Data segment:
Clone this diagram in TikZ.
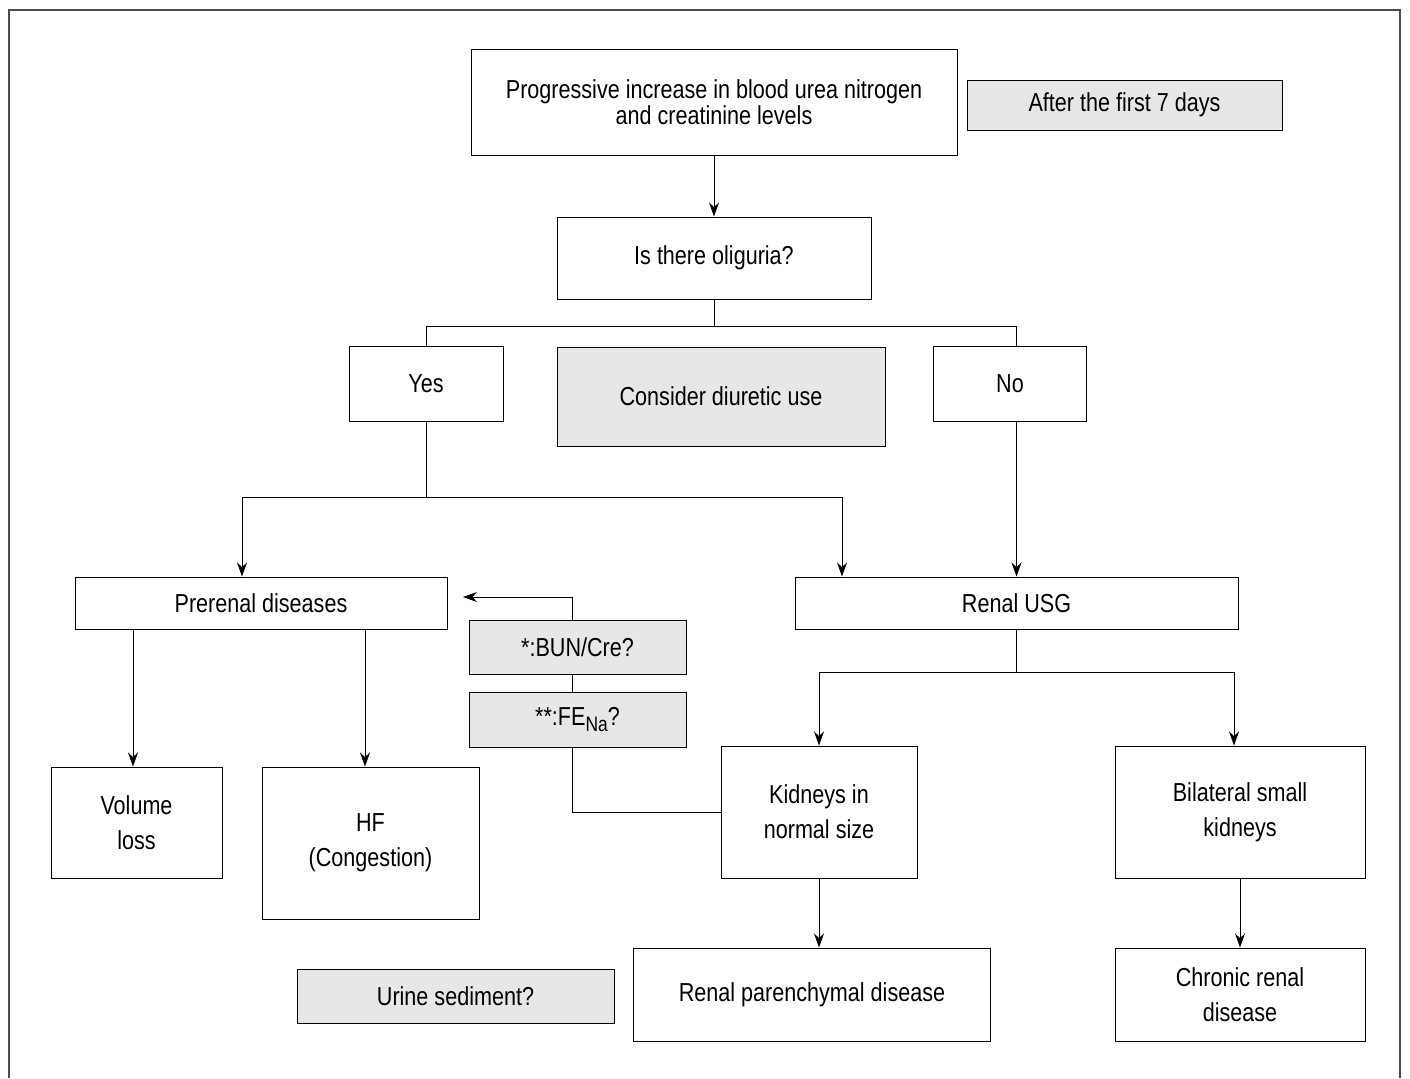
\documentclass[tikz,border=0pt]{standalone}
\usepackage{fontspec}
\setmainfont{Liberation Sans}[FakeStretch=0.83]
\usetikzlibrary{positioning, arrows.meta}
\definecolor{boxgray}{RGB}{230,231,232}

\begin{document}
\begin{tikzpicture}[x=0.5pt, y=-0.5pt, line width=0.5pt,
    whitebox/.style={draw=black, fill=white, align=center, inner sep=2pt,
      font=\fontsize{13}{17.5}\selectfont},
    graybox/.style={whitebox, fill=boxgray},
    flow/.style={-{Stealth[length=7pt, width=5pt]}},
  ]
  \useasboundingbox (0,0) rectangle (1410,1078);
  % open frame (no bottom edge)
  \draw[gray!60!black, line width=0.6pt] (9,1078) -- (9,10) -- (1400,10) -- (1400,1078);

  % top row
  \node[whitebox, minimum width=243pt, minimum height=53pt,
    font=\fontsize{13}{12.8}\selectfont] (top) at (714,102)
    {Progressive increase in blood urea nitrogen\\and creatinine levels};
  \node[graybox, minimum width=157.5pt, minimum height=25pt] (after) at (1124.5,105) {After the first 7 days};
  \node[whitebox, minimum width=157pt, minimum height=41pt] (olig) at (714,258) {Is there oliguria?};

  % answers
  \node[whitebox, minimum width=77pt, minimum height=37.5pt] (yes) at (426,383.5) {Yes};
  \node[graybox, minimum width=164pt, minimum height=49.5pt] (diur) at (721,396.5) {Consider diuretic use};
  \node[whitebox, minimum width=76.5pt, minimum height=37.5pt] (no) at (1010,383.5) {No};

  % second level
  \node[whitebox, minimum width=186pt, minimum height=26pt] (prerenal) at (261,603) {Prerenal diseases};
  \node[whitebox, minimum width=221.5pt, minimum height=26pt] (usg) at (1016.5,603) {Renal USG};
  \node[graybox, minimum width=108.5pt, minimum height=27pt] (bun) at (577.5,647) {*:BUN/Cre?};
  \node[graybox, minimum width=108.5pt, minimum height=27.5pt] (fena) at (577.5,719.5)
    {**:FE\raisebox{-0.4ex}{\fontsize{10.5}{10.5}\selectfont Na}?};

  % third level
  \node[whitebox, minimum width=85.5pt, minimum height=55.5pt] (vol) at (136.5,822.5) {Volume\\loss};
  \node[whitebox, minimum width=108.5pt, minimum height=76pt] (hf) at (370.5,843) {HF\\(Congestion)};
  \node[whitebox, minimum width=98pt, minimum height=66pt] (kid) at (819,812) {Kidneys in\\normal size};
  \node[whitebox, minimum width=125pt, minimum height=66pt] (bil) at (1240,812) {Bilateral small\\kidneys};

  % bottom row
  \node[graybox, minimum width=158.5pt, minimum height=27pt] (urine) at (455.5,996) {Urine sediment?};
  \node[whitebox, minimum width=178.5pt, minimum height=46.5pt] (par) at (812,994.5) {Renal parenchymal disease};
  \node[whitebox, minimum width=125pt, minimum height=46.5pt] (chr) at (1240,994.5) {Chronic renal\\disease};

  % connectors
  \draw[flow] (top.south) -- (olig.north);
  \coordinate (oligsplit) at (714,326);
  \draw (olig.south) -- (oligsplit);
  \draw (oligsplit) -| (yes.north);
  \draw (oligsplit) -| (no.north -| usg.north);
  \draw[flow] (no.south -| usg.north) -- (usg.north);

  \coordinate (yessplit) at (426,497);
  \coordinate (toprerenal) at (242,497);
  \coordinate (tousg) at (842,497);
  \draw (yes.south) -- (yessplit);
  \draw[flow] (yessplit) -- (toprerenal) -- (toprerenal |- prerenal.north);
  \draw[flow] (yessplit) -- (tousg) -- (tousg |- usg.north);

  \draw[flow] ([xshift=-1.75pt]vol.north |- prerenal.south) -- ([xshift=-1.75pt]vol.north);
  \draw[flow] ([xshift=-2.75pt]hf.north |- prerenal.south) -- ([xshift=-2.75pt]hf.north);

  \coordinate (bunback) at (463,597);
  \draw[flow] ([xshift=-2.75pt]bun.north) |- (bunback);
  \draw ([xshift=-2.75pt]bun.south) -- ([xshift=-2.75pt]fena.north);
  \draw ([xshift=-2.75pt]fena.south) |- (kid.west);

  \coordinate (usgsplit) at (1016.5,672);
  \draw (usg.south) -- (usgsplit);
  \draw[flow] (usgsplit) -| (kid.north);
  \draw[flow] (usgsplit) -| ([xshift=-3pt]bil.north);
  \draw[flow] (kid.south) -- (kid.south |- par.north);
  \draw[flow] (bil.south) -- (chr.north);
\end{tikzpicture}
\end{document}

Instructions to follow:
In your copy, leave out the pictures and reproduce the material above exactly.

Task result:
Clone this diagram in TikZ.
\documentclass[tikz,border=0pt]{standalone}
\usepackage{fontspec}
\setmainfont{Liberation Sans}[FakeStretch=0.83]
\usetikzlibrary{positioning, arrows.meta}
\definecolor{boxgray}{RGB}{230,231,232}

\begin{document}
\begin{tikzpicture}[x=0.5pt, y=-0.5pt, line width=0.5pt,
    whitebox/.style={draw=black, fill=white, align=center, inner sep=2pt,
      font=\fontsize{13}{17.5}\selectfont},
    graybox/.style={whitebox, fill=boxgray},
    flow/.style={-{Stealth[length=7pt, width=5pt]}},
  ]
  \useasboundingbox (0,0) rectangle (1410,1078);
  % open frame (no bottom edge)
  \draw[gray!60!black, line width=0.6pt] (9,1078) -- (9,10) -- (1400,10) -- (1400,1078);

  % top row
  \node[whitebox, minimum width=243pt, minimum height=53pt,
    font=\fontsize{13}{12.8}\selectfont] (top) at (714,102)
    {Progressive increase in blood urea nitrogen\\and creatinine levels};
  \node[graybox, minimum width=157.5pt, minimum height=25pt] (after) at (1124.5,105) {After the first 7 days};
  \node[whitebox, minimum width=157pt, minimum height=41pt] (olig) at (714,258) {Is there oliguria?};

  % answers
  \node[whitebox, minimum width=77pt, minimum height=37.5pt] (yes) at (426,383.5) {Yes};
  \node[graybox, minimum width=164pt, minimum height=49.5pt] (diur) at (721,396.5) {Consider diuretic use};
  \node[whitebox, minimum width=76.5pt, minimum height=37.5pt] (no) at (1010,383.5) {No};

  % second level
  \node[whitebox, minimum width=186pt, minimum height=26pt] (prerenal) at (261,603) {Prerenal diseases};
  \node[whitebox, minimum width=221.5pt, minimum height=26pt] (usg) at (1016.5,603) {Renal USG};
  \node[graybox, minimum width=108.5pt, minimum height=27pt] (bun) at (577.5,647) {*:BUN/Cre?};
  \node[graybox, minimum width=108.5pt, minimum height=27.5pt] (fena) at (577.5,719.5)
    {**:FE\raisebox{-0.4ex}{\fontsize{10.5}{10.5}\selectfont Na}?};

  % third level
  \node[whitebox, minimum width=85.5pt, minimum height=55.5pt] (vol) at (136.5,822.5) {Volume\\loss};
  \node[whitebox, minimum width=108.5pt, minimum height=76pt] (hf) at (370.5,843) {HF\\(Congestion)};
  \node[whitebox, minimum width=98pt, minimum height=66pt] (kid) at (819,812) {Kidneys in\\normal size};
  \node[whitebox, minimum width=125pt, minimum height=66pt] (bil) at (1240,812) {Bilateral small\\kidneys};

  % bottom row
  \node[graybox, minimum width=158.5pt, minimum height=27pt] (urine) at (455.5,996) {Urine sediment?};
  \node[whitebox, minimum width=178.5pt, minimum height=46.5pt] (par) at (812,994.5) {Renal parenchymal disease};
  \node[whitebox, minimum width=125pt, minimum height=46.5pt] (chr) at (1240,994.5) {Chronic renal\\disease};

  % connectors
  \draw[flow] (top.south) -- (olig.north);
  \coordinate (oligsplit) at (714,326);
  \draw (olig.south) -- (oligsplit);
  \draw (oligsplit) -| (yes.north);
  \draw (oligsplit) -| (no.north -| usg.north);
  \draw[flow] (no.south -| usg.north) -- (usg.north);

  \coordinate (yessplit) at (426,497);
  \coordinate (toprerenal) at (242,497);
  \coordinate (tousg) at (842,497);
  \draw (yes.south) -- (yessplit);
  \draw[flow] (yessplit) -- (toprerenal) -- (toprerenal |- prerenal.north);
  \draw[flow] (yessplit) -- (tousg) -- (tousg |- usg.north);

  \draw[flow] ([xshift=-1.75pt]vol.north |- prerenal.south) -- ([xshift=-1.75pt]vol.north);
  \draw[flow] ([xshift=-2.75pt]hf.north |- prerenal.south) -- ([xshift=-2.75pt]hf.north);

  \coordinate (bunback) at (463,597);
  \draw[flow] ([xshift=-2.75pt]bun.north) |- (bunback);
  \draw ([xshift=-2.75pt]bun.south) -- ([xshift=-2.75pt]fena.north);
  \draw ([xshift=-2.75pt]fena.south) |- (kid.west);

  \coordinate (usgsplit) at (1016.5,672);
  \draw (usg.south) -- (usgsplit);
  \draw[flow] (usgsplit) -| (kid.north);
  \draw[flow] (usgsplit) -| ([xshift=-3pt]bil.north);
  \draw[flow] (kid.south) -- (kid.south |- par.north);
  \draw[flow] (bil.south) -- (chr.north);
\end{tikzpicture}
\end{document}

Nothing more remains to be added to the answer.